To forgive someone who has hurt or offended us is never easy, sometimes very difficult. Nevertheless, to forgive is to be in a position of strength, we are the injured one, we are doing the giving, we are in control, it makes us feel good & we have something to gain from it. To ask for forgiveness can be a lot harder. The Our Father contains what St Augustine called “the terrifying petition”; asking God to forgive us in the same way that we forgive others.
According to Jewish law, sins committed against God can be absolved by sincere repentance, but for those committed against fellow humans, you must first seek the forgiveness of those whom we have wronged. This ,in order to be in a position to invoke divine mercy.
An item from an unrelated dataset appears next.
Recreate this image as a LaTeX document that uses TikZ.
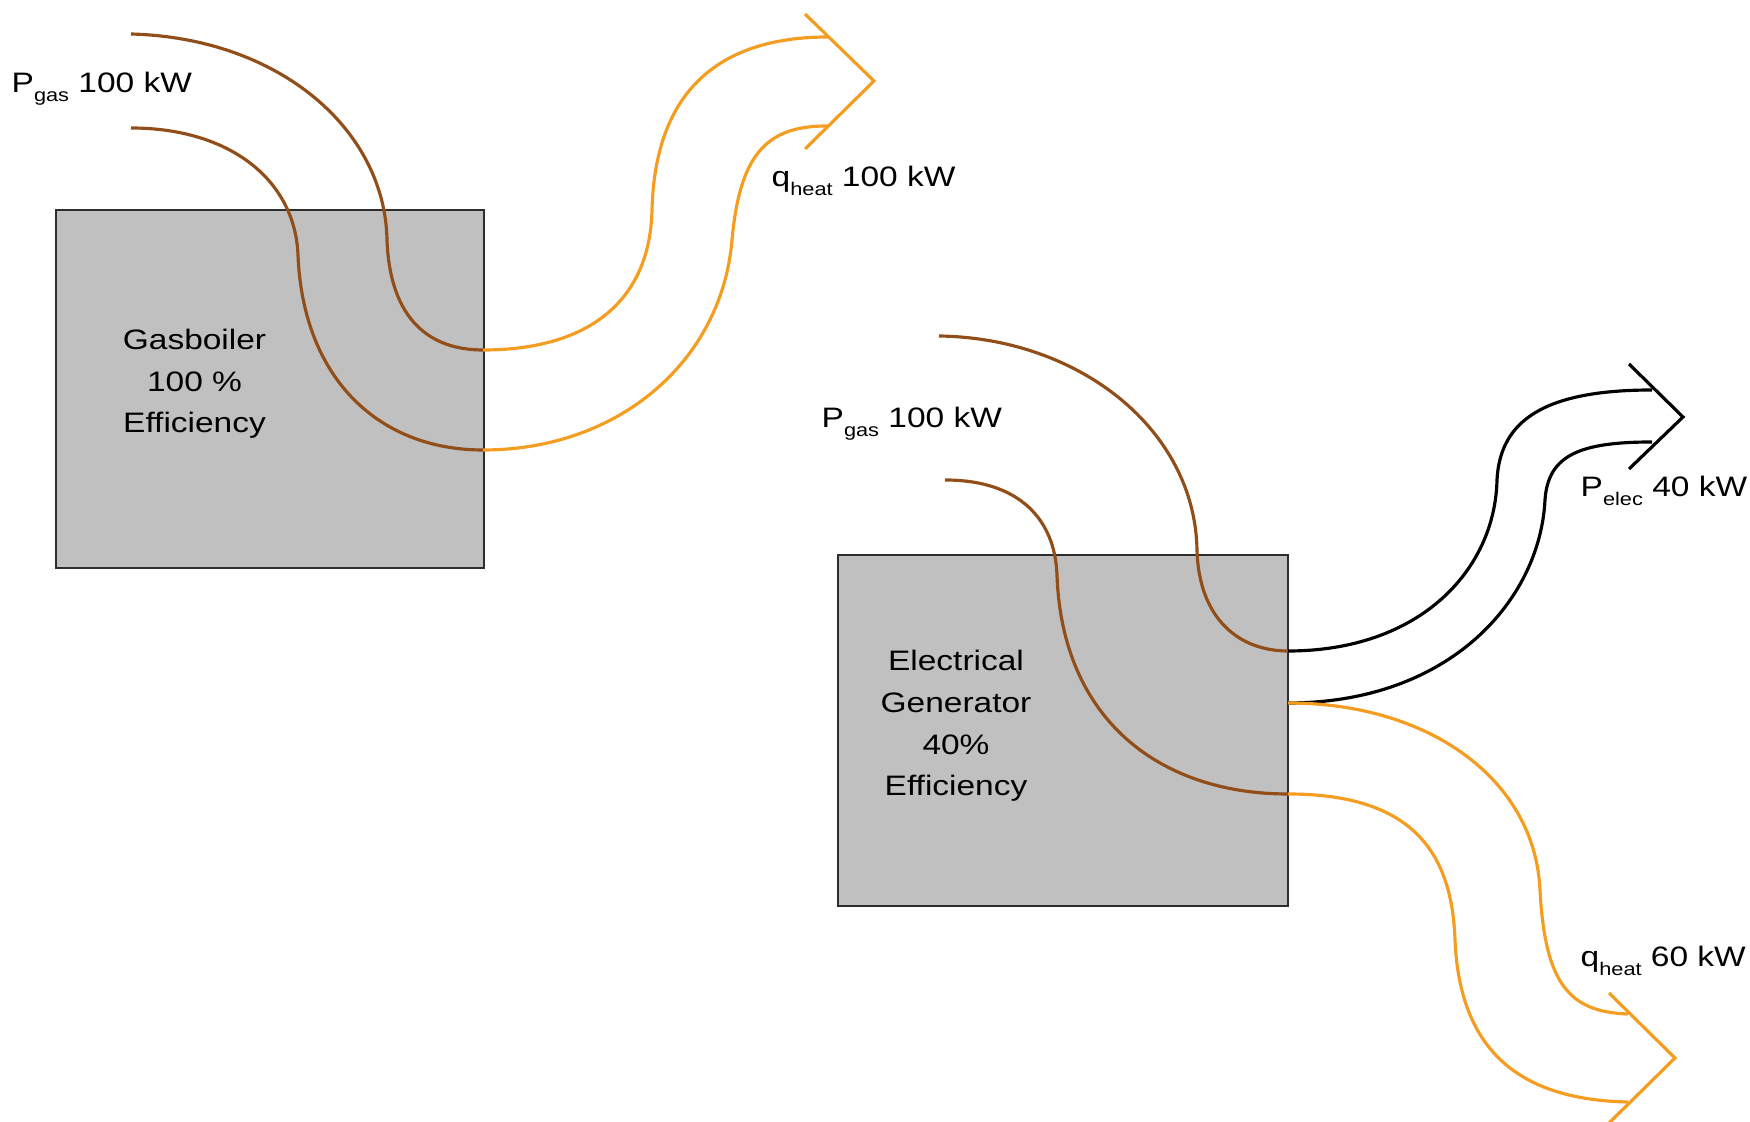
\documentclass[tikz,border=0pt]{standalone}
\usepackage{fontspec}
\setmainfont{Liberation Sans}[FakeStretch=1.19]
\newcommand{\lowsub}[1]{\raisebox{-2.4pt}{\fontsize{5.2pt}{6.2pt}\selectfont #1}}
\definecolor{gasbrown}{RGB}{146,78,24}
\definecolor{heatorange}{RGB}{244,157,32}
\definecolor{boxgray}{RGB}{192,192,192}
\definecolor{boxedge}{RGB}{45,45,45}
\tikzset{
  unitbox/.style={draw=boxedge, fill=boxgray, line width=0.6pt, inner sep=0pt, outer sep=0pt},
  boxtext/.style={align=center, inner sep=0pt, anchor=base, font=\fontsize{8pt}{11.9pt}\selectfont},
  flowlabel/.style={inner sep=0pt, anchor=base west, font=\fontsize{8pt}{9.6pt}\selectfont},
  gasflow/.style={draw=gasbrown, line width=0.9pt},
  heatflow/.style={draw=heatorange, line width=0.9pt},
  elecflow/.style={draw=black, line width=0.9pt},
  chevron/.style={line width=0.9pt, line join=miter, line cap=butt}
}
\begin{document}
\begin{tikzpicture}[x=0.01cm, y=-0.01cm]
\useasboundingbox (0,0) rectangle (1750,1122);

% ---------- Boxes ----------
\node[unitbox, minimum width=4.28cm, minimum height=3.58cm] (boiler) at (270,389) {};
\node[unitbox, minimum width=4.50cm, minimum height=3.51cm] (gen) at (1063,730.5) {};

% base anchor of a multi-line node sits on its last line
\node[boxtext] (boilertext) at (194.5,433) {Gasboiler\\100 \%\\Efficiency};
\node[boxtext] (gentext) at (956,796) {Electrical\\Generator\\40\%\\Efficiency};

% ---------- Labels ----------
\node[flowlabel] (pgas1) at (11,93) {P\lowsub{gas} 100 kW};
\node[flowlabel] (qheat1) at (771,187) {q\lowsub{heat} 100 kW};
\node[flowlabel] (pgas2) at (821,428) {P\lowsub{gas} 100 kW};
\node[flowlabel] (pelec) at (1580,497) {P\lowsub{elec} 40 kW};
\node[flowlabel] (qheat2) at (1580,967) {q\lowsub{heat} 60 kW};

% ---------- Coordinates: Gasboiler ----------
\coordinate (b-in-a) at (131,34);
\coordinate (b-in-b) at (131,128);
\coordinate (b-out-a) at (483,350);
\coordinate (b-out-b) at (483,450);
\coordinate (b-end-a) at (828,37);
\coordinate (b-end-b) at (827,126);
\coordinate (b-chev-top) at (805,14);
\coordinate (b-chev-tip) at (874,81);
\coordinate (b-chev-bot) at (805,149);

% ---------- Coordinates: Generator ----------
\coordinate (g-in-a) at (939,336);
\coordinate (g-in-b) at (945,480);
\coordinate (g-out-a) at (1288,651);
\coordinate (g-out-b) at (1288,703);
\coordinate (g-out-c) at (1288,794);
\coordinate (g-eend-a) at (1652,390);
\coordinate (g-eend-b) at (1652,442);
\coordinate (g-echev-top) at (1629,364);
\coordinate (g-echev-tip) at (1683,417);
\coordinate (g-echev-bot) at (1629,469);
\coordinate (g-hend-a) at (1628,1014);
\coordinate (g-hend-b) at (1628,1102);
\coordinate (g-hchev-top) at (1609,993);
\coordinate (g-hchev-tip) at (1675,1058);
\coordinate (g-hchev-bot) at (1606,1126);

% ---------- Gasboiler flows ----------
\draw[gasflow] (b-in-a) .. controls (280,38) and (385,130) .. (387,240)
  .. controls (390,320) and (430,350) .. (b-out-a);
\draw[gasflow] (b-in-b) .. controls (230,128) and (295,180) .. (298,255)
  .. controls (303,380) and (380,450) .. (b-out-b);
\draw[heatflow] (b-out-a) .. controls (590,350) and (650,300) .. (652,210)
  .. controls (655,90) and (720,37) .. (b-end-a);
\draw[heatflow] (b-out-b) .. controls (620,450) and (722,360) .. (732,240)
  .. controls (740,150) and (770,126) .. (b-end-b);
\draw[heatflow, chevron] (b-chev-top) -- (b-chev-tip) -- (b-chev-bot);

% ---------- Generator flows ----------
\draw[gasflow] (g-in-a) .. controls (1080,338) and (1195,430) .. (1197,550)
  .. controls (1199,620) and (1240,651) .. (g-out-a);
\draw[gasflow] (g-in-b) .. controls (1020,480) and (1055,520) .. (1057,575)
  .. controls (1062,720) and (1160,794) .. (g-out-c);
\draw[elecflow] (g-out-a) .. controls (1420,651) and (1495,570) .. (1497,480)
  .. controls (1500,420) and (1545,390) .. (g-eend-a);
\draw[elecflow] (g-out-b) .. controls (1450,703) and (1540,600) .. (1545,500)
  .. controls (1548,455) and (1580,442) .. (g-eend-b);
\draw[elecflow, chevron] (g-echev-top) -- (g-echev-tip) -- (g-echev-bot);
\draw[heatflow] (g-out-b) .. controls (1430,703) and (1535,780) .. (1540,890)
  .. controls (1545,985) and (1570,1012) .. (g-hend-a);
\draw[heatflow] (g-out-c) .. controls (1410,794) and (1452,850) .. (1455,940)
  .. controls (1460,1060) and (1530,1100) .. (g-hend-b);
\draw[heatflow, chevron] (g-hchev-top) -- (g-hchev-tip) -- (g-hchev-bot);
\end{tikzpicture}
\end{document}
There is a story of an elderly rabbi boarding a train in Poland, in his compartment where three men playing cards they needed a fourth player & asked him. The rabbi politely refused saying that he had been busy all day & needed to catch up on his prayers, anyway he didn’t play cards, They tried to persuade him, he refused, they became hostile & abusive, throwing him out to stand in the corridor for the rest of the journey. On arrival, all departed the train & the rabbi was greeted by a large crowd. On seeing this one of the men enquired who he was & was told that he was the most revered rabbi in Poland.
On hearing this, the man regretted what he’d done, he went up to the rabbi & asked for forgiveness, the rabbi refused. When challenged the rabbi replied, “I cannot forgive him, he didn’t offend me, the chief rabbi, he offended a common man. Let him go to him and ask for forgiveness”
The man only asked for forgiveness because he had offended a famous person. Is this how we ask for forgiveness from God? Maybe God thinks the same way as the rabbi and wonders why we ask him for forgiveness for offending a person, instead of going to the person themselves, telling them we are sorry & asking for forgiveness from them. By doing that we open the door and God’s forgiveness flows in.